To, co stara się uzyskać w ten sposób, to izolacja kurdyjskich ugrupowań poprzez utożsamienie ich z Państwem Islamskim. Podkreślił to minister spraw zagranicznych Mevlut Cavusoglu: „Nie ma różnicy między PKK a Daesh”. Te działania podejmowane są w celu ograniczania potencjału powstania niepodległego państwa Kurdów. A w kraju, jeżeli udałoby się Erdoganowi pozbawić kurdyjskich posłów miejsc w parlamencie, to po rozpisaniu nowych wyborów AKP mogłoby liczyć na odzyskanie pełni władzy.
W grze o władzę długofalowe konsekwencje przestają się liczyć, co nie oznacza, że są nieistotne. Przede wszystkim należy do nich umocnienie się Państwa Islamskiego. Pozorowane ataki na dżihadystów a rzeczywiste na Kurdów osłabią jedyną do tej pory siłę przeciwstawiającą się ISIS.
Ewentualnie Turcja namawia USA do zastąpienia wsparcia dla Kurdów wsparciem dla Armii Podboju i Frontu Islamskiego – innych organizacji dżihadystycznych, wrogich Zachodowi, demokracji i mniejszościom religijnym. Po drugie, zniszczenie turecko-kurdyjskiego dialogu jest działaniem bardzo krótkofalowym z punktu widzenia samych Turków. Udział Kurdów w populacji Turcji rośnie z dekady na dekadę, wkrótce wypychanie ich poza nawias procesu politycznego nie będzie możliwe, a brak dialogu będzie oznaczał bardziej krwawy konflikt.

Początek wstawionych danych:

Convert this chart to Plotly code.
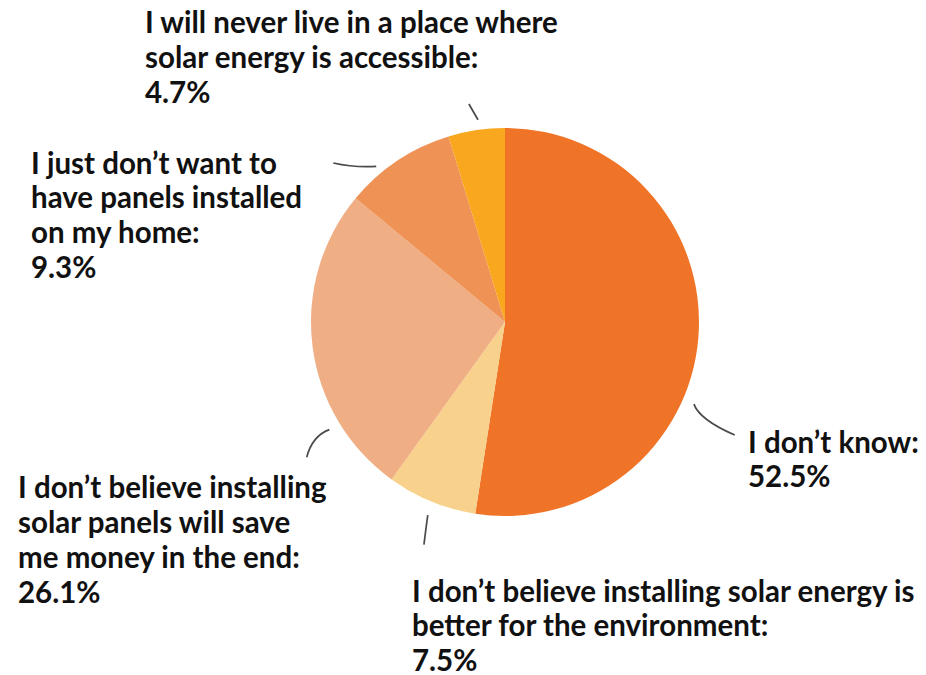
import math
import plotly.graph_objects as go

# Survey answers, in clockwise order from 12 o'clock
answers = [
    "I don't know",
    "I don't believe installing solar energy is better for the environment",
    "I don't believe installing solar panels will save me money in the end",
    "I just don't want to have panels installed on my home",
    "I will never live in a place where solar energy is accessible",
]
shares = [52.5, 7.5, 26.1, 9.3, 4.7]
slice_colors = ["#F07427", "#F8D28C", "#F0AE84", "#EF9256", "#F8A71F"]

# Label text broken into lines as typeset beside the pie
label_lines = [
    ["I don\u2019t know:"],
    ["I don\u2019t believe installing solar energy is", "better for the environment:"],
    ["I don\u2019t believe installing", "solar panels will save", "me money in the end:"],
    ["I just don\u2019t want to", "have panels installed", "on my home:"],
    ["I will never live in a place where", "solar energy is accessible:"],
]
# Left edge and cap-top of the first line of each label block (pixels)
label_pos = [(750, 432), (414, 581), (20, 478), (33, 153), (147, 13)]
LINE_PITCH = 34.7
FONT_SIZE = 29.5

# Leader strokes in polar form around the pie centre: (angle deg, radius px)
# start, control, end
leaders = [
    ((113.5, 206), (116.7, 218), (116.2, 256)),
    ((201.8, 208), (200.9, 222), (200.0, 237)),
    ((238.5, 206), (239.4, 224), (235.7, 240)),
    ((320.4, 202), (315.8, 215), (312.8, 234)),
    ((352.4, 204), (351.5, 212), (350.6, 221)),
]

W, H = 926, 675
CX, CY, R = 505, 322, 194


def px(x, y):
    return x / W, 1 - y / H


def polar(a, r):
    t = math.radians(a)
    return CX + r * math.sin(t), CY - r * math.cos(t)


fig = go.Figure(
    go.Pie(
        labels=answers,
        values=shares,
        marker=dict(colors=slice_colors, line=dict(width=0)),
        sort=False,
        direction="clockwise",
        rotation=0,
        textinfo="none",
        showlegend=False,
        domain=dict(x=[(CX - R) / W, (CX + R) / W], y=[1 - (CY + R) / H, 1 - (CY - R) / H]),
    )
)

shapes = []
for (s, c, e) in leaders:
    x0, y0 = px(*polar(*s))
    x1, y1 = px(*polar(*c))
    x2, y2 = px(*polar(*e))
    shapes.append(
        dict(
            type="path",
            xref="paper",
            yref="paper",
            path=f"M {x0:.5f},{y0:.5f} Q {x1:.5f},{y1:.5f} {x2:.5f},{y2:.5f}",
            line=dict(color="#4a4a4a", width=1.7),
        )
    )

# One annotation per text line so the line pitch can be set exactly
annotations = []
for lines, share, (lx, ly) in zip(label_lines, shares, label_pos):
    for i, line in enumerate(lines + [f"{share}%"]):
        ax, ay = px(lx - 4.5, ly + i * LINE_PITCH - 10.5)
        annotations.append(
            dict(
                text=line,
                x=ax,
                y=ay,
                xref="paper",
                yref="paper",
                xanchor="left",
                yanchor="top",
                align="left",
                showarrow=False,
                font=dict(family="Lato", size=FONT_SIZE, color="#111111", weight="bold"),
            )
        )

fig.update_layout(
    width=W,
    height=H,
    margin=dict(l=0, r=0, t=0, b=0),
    paper_bgcolor="white",
    plot_bgcolor="white",
    shapes=shapes,
    annotations=annotations,
)

fig.write_html("out.html")
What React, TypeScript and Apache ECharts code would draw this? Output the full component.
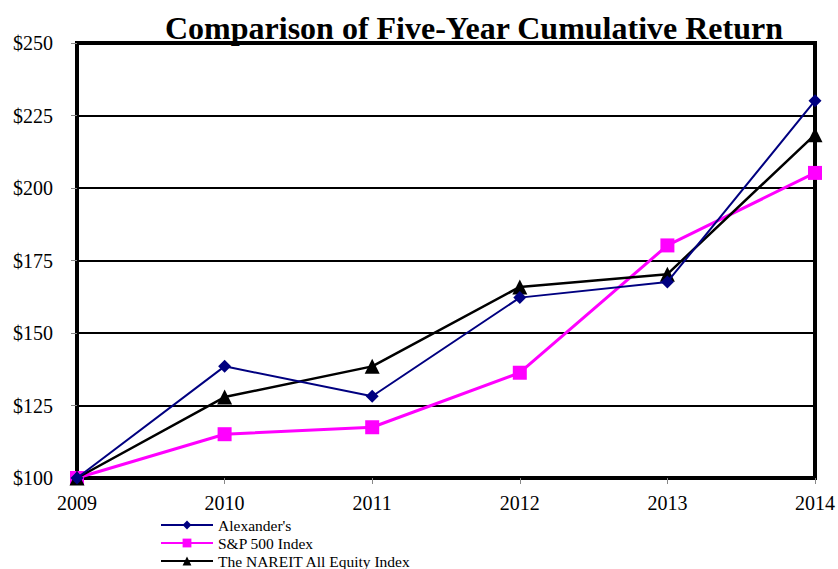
import React, { useEffect, useRef } from "react";
import * as echarts from "echarts";

const years = ["2009", "2010", "2011", "2012", "2013", "2014"];
const alexanders = [100, 138.5, 128.2, 162.2, 167.6, 230.1];
const sp500 = [100, 115.1, 117.5, 136.3, 180.2, 205.2];
const nareit = [100, 127.9, 138.5, 165.9, 170.3, 218.4];
const seriesNames = ["Alexander's", "S&P 500 Index", "The NAREIT All Equity Index"];

const serif = "'Liberation Serif', 'Times New Roman', serif";

export default function App() {
  const ref = useRef<HTMLDivElement>(null);
  useEffect(() => {
    if (!ref.current) return;
    const chart = echarts.init(ref.current, null, { renderer: "svg" });
    const legendTops = [517, 535, 553];
    chart.setOption({
      animation: false,
      backgroundColor: "#ffffff",
      title: {
        text: "Comparison of Five-Year Cumulative Return",
        left: 469,
        textAlign: "center",
        top: 7,
        textStyle: { fontFamily: serif, fontSize: 32, fontWeight: "bold", color: "#000" },
      },
      legend: seriesNames.map((n, i) => ({
        orient: "vertical",
        left: 160,
        top: legendTops[i],
        itemWidth: 52,
        itemHeight: 11,
        itemGap: 0,
        padding: 0,
        textStyle: { fontFamily: serif, fontSize: 15.5, color: "#000", padding: [0, 0, 0, 0] },
        data: [n],
      })),
      grid: {
        left: 77,
        right: 23,
        top: 43,
        bottom: 91,
        show: true,
        borderColor: "#000",
        borderWidth: 4,
        backgroundColor: "#fff",
      },
      xAxis: {
        type: "category",
        data: years,
        boundaryGap: false,
        axisLine: { lineStyle: { color: "#000", width: 4 } },
        axisTick: { show: true, alignWithLabel: true, length: 6, lineStyle: { color: "#888", width: 1 } },
        axisLabel: { fontFamily: serif, fontSize: 20, color: "#000", margin: 15 },
      },
      yAxis: {
        type: "value",
        min: 100,
        max: 250,
        interval: 25,
        axisLine: { show: true, lineStyle: { color: "#000", width: 4 } },
        axisTick: { show: true, length: 6, lineStyle: { color: "#888", width: 1 } },
        axisLabel: {
          fontFamily: serif,
          fontSize: 20,
          color: "#000",
          margin: 24,
          formatter: (v: number) => "$" + v,
        },
        splitLine: { show: true, lineStyle: { color: "#000", width: 2 } },
      },
      series: [
        {
          name: seriesNames[0],
          type: "line",
          data: alexanders,
          symbol: "diamond",
          symbolSize: 13,
          itemStyle: { color: "#000080" },
          lineStyle: { color: "#000080", width: 2 },
          z: 4,
        },
        {
          name: seriesNames[1],
          type: "line",
          data: sp500,
          symbol: "rect",
          symbolSize: 14,
          itemStyle: { color: "#ff00ff" },
          lineStyle: { color: "#ff00ff", width: 3 },
          z: 2,
        },
        {
          name: seriesNames[2],
          type: "line",
          data: nareit,
          symbol: "triangle",
          symbolSize: 15,
          itemStyle: { color: "#000" },
          lineStyle: { color: "#000", width: 2.5 },
          z: 3,
        },
      ],
    });
    return () => chart.dispose();
  }, []);
  return <div ref={ref} style={{ width: 838, height: 569, position: "absolute", left: 0, top: 0 }} />;
}
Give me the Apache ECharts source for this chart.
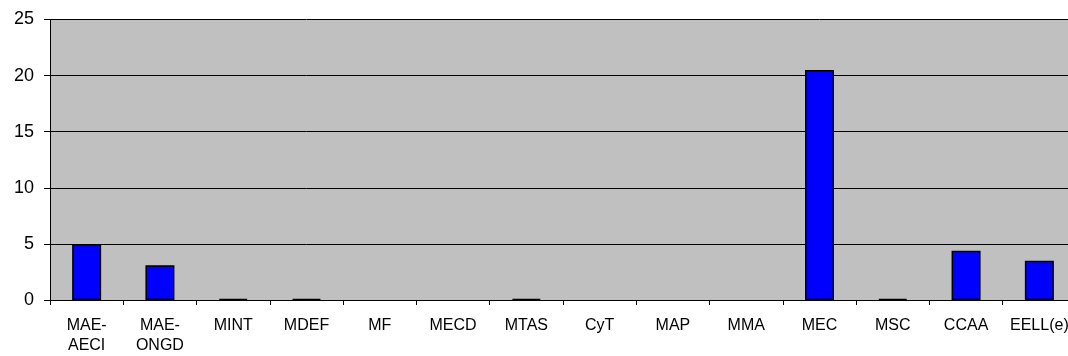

Zachód, wezwany przez Turcję, poparł jej działania przeciwko Państwu Islamskiemu, natomiast działania wobec Kurdów nie spotkały się już z taką aprobatą. Nie spotkały się jednak także ze zdecydowaną krytyką, a to daje Turcji wolną rękę do takiego postępowania.
Sojusznicy Zachodu w regionie, Kurdowie, którym niepodległość obiecywano już po I Wojnie Światowej, nie po raz pierwszy mogą okazać się przez nas zdradzeni.